Persistent Surveillance’s program has faced a mixed response in the U.S. so far.
The company flew a privately-funded surveillance plane over Baltimore in 2016 collecting video for police. The operation was not disclosed to the public or, initially, elected officials, including Baltimore’s mayor at the time.
Police grounded the plane after its revelation sparked public outcry. But some Baltimore residents have since tried to build support for what they say is a much-needed crime-fighting tool in one of America’s most violent cities.
McNutt said no U.S. cities currently use his planes, which he said have been deployed in countries including Mexico, Uganda and Iraq.

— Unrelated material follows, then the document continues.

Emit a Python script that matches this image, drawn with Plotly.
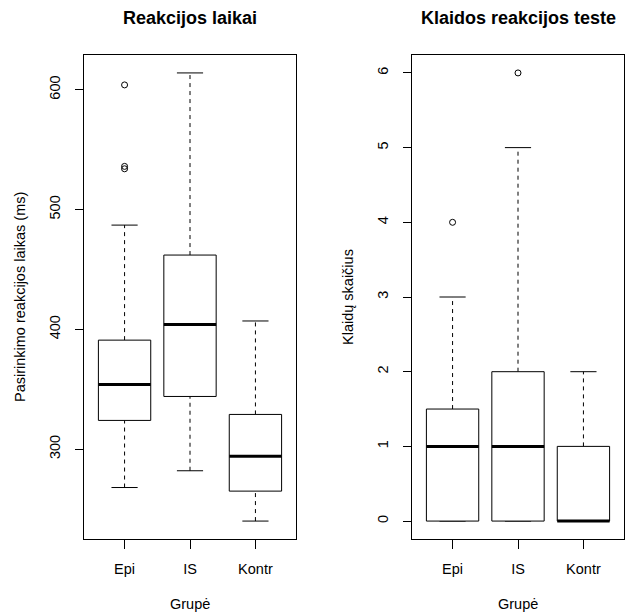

His pitch to St. Louis came as city and state officials face pressure to take action against violence that has rocked the city . Roughly two dozen children died in shootings so far this year, and the city is on pace to top last year’s total of 186 murders.
“We are always open to listening to any proposal that can be used to solve or deter crime,” Krewson said in a statement after her meeting with McNutt. “The presentation was informational, but there are numerous privacy concerns that would have to be addressed first.”